Chinese military personnel and politician

Liao Hui (廖暉 (廖晖, Liào Huī, Liu6 Fai1); born May 1942 in Hong Kong) is the former director of the Hong Kong and Macau Affairs Office of the State Council of the People's Republic of China. Since March 2003, he has also served as the second vice chairman of the Chinese People's Political Consultative Conference (CPPCC), in charge of the affairs of the Chinese Communist Party in Hong Kong and Macau.

==Biography==
Liao's ancestors were from Huiyang, Guangdong. Born in Hong Kong, he is the son of Liao Chengzhi, and the grandson of Liao Zhongkai and He Xiangning.

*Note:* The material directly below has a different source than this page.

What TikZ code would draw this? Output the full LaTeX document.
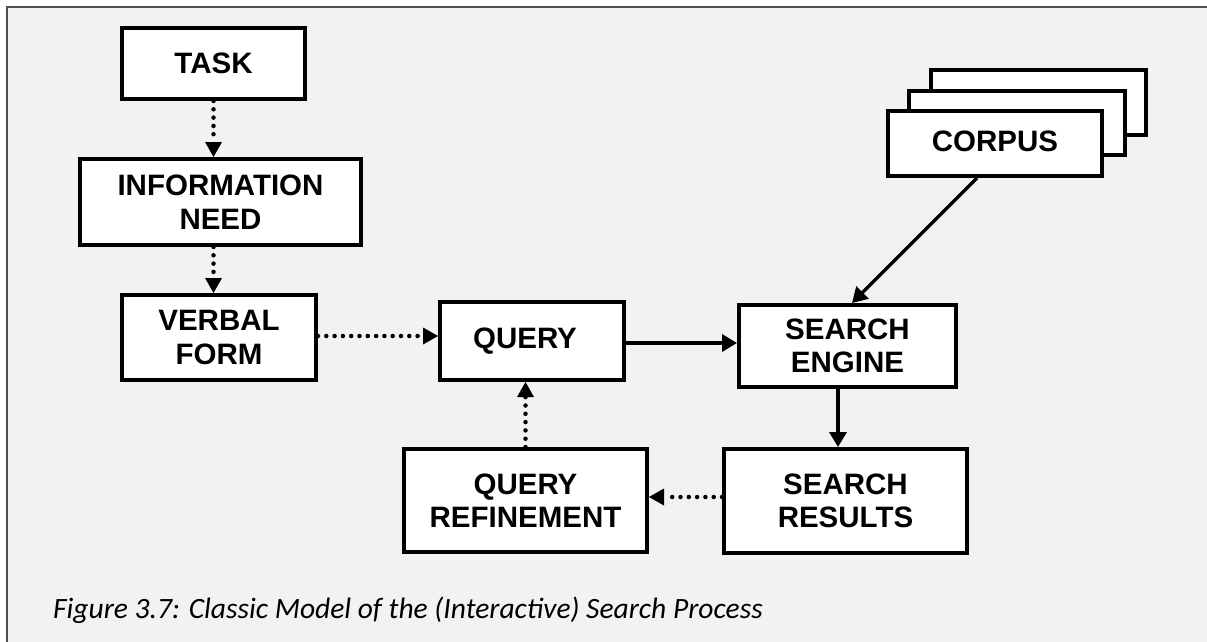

Liao was born in Hong Kong during his father's time with the Eighth Route Army office in colony, but fled to back to China with family following the Japanese invasion in December 1941.

He was a member of every Central Committee of the Chinese Communist Party from the 12th to the 17th, and the vice chairman of the 10th and 11th sessions of the CPPCC.